Winston Churchill: "Broadly speaking, the short words are the best, and the old words when short are best of all."
Albert Einstein: "Any fool can make things bigger, more complex, and more violent. It takes a touch of genius--and a lot of courage--to move in the opposite direction."
Hippocrates: "The chief virtue that language can have is clearness, and nothing detracts from it so much as the use of unfamiliar words."
James J. Kilpatrick: "Use familiar words--words that your readers will understand, and not words they will have to look up. No advice is more elementary, and no advice is more difficult to accept. When we feel an impulse to use a marvelously exotic word, let us lie down until the impulse goes away."

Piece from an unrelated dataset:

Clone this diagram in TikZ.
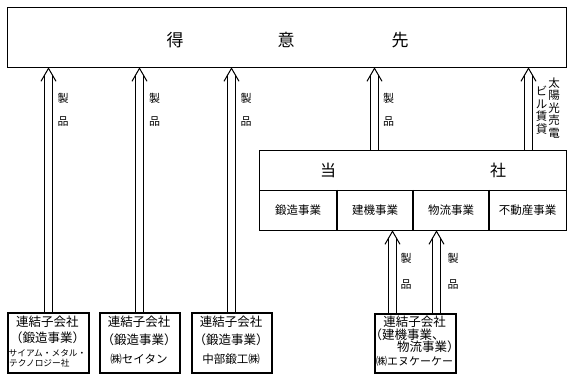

C.S. Lewis: "Don't use words too big for the subject. Don't say 'infinitely' when you mean 'very'; otherwise you'll have no word left when you want to talk about something reallyinfinite."
George Orwell: "The great enemy of clear language is insincerity. When there is a gap between one's real and one's declared aims, one turns, as it were, instinctively to long words and exhausted idioms, like a cuttlefish squirting out ink."
Will Rogers: "I love words but I don't like strange ones. You don't understand them and they don't understand you. Old words is like old friends, you know 'em the minute you see 'em."
Mark Twain: "Anybody can have ideas--the difficulty is to express them without squandering a quire of paper on an idea that ought to be reduced to one glittering paragraph."
William Butler Yeats: "Think like a wise man but communicate in the language of the people."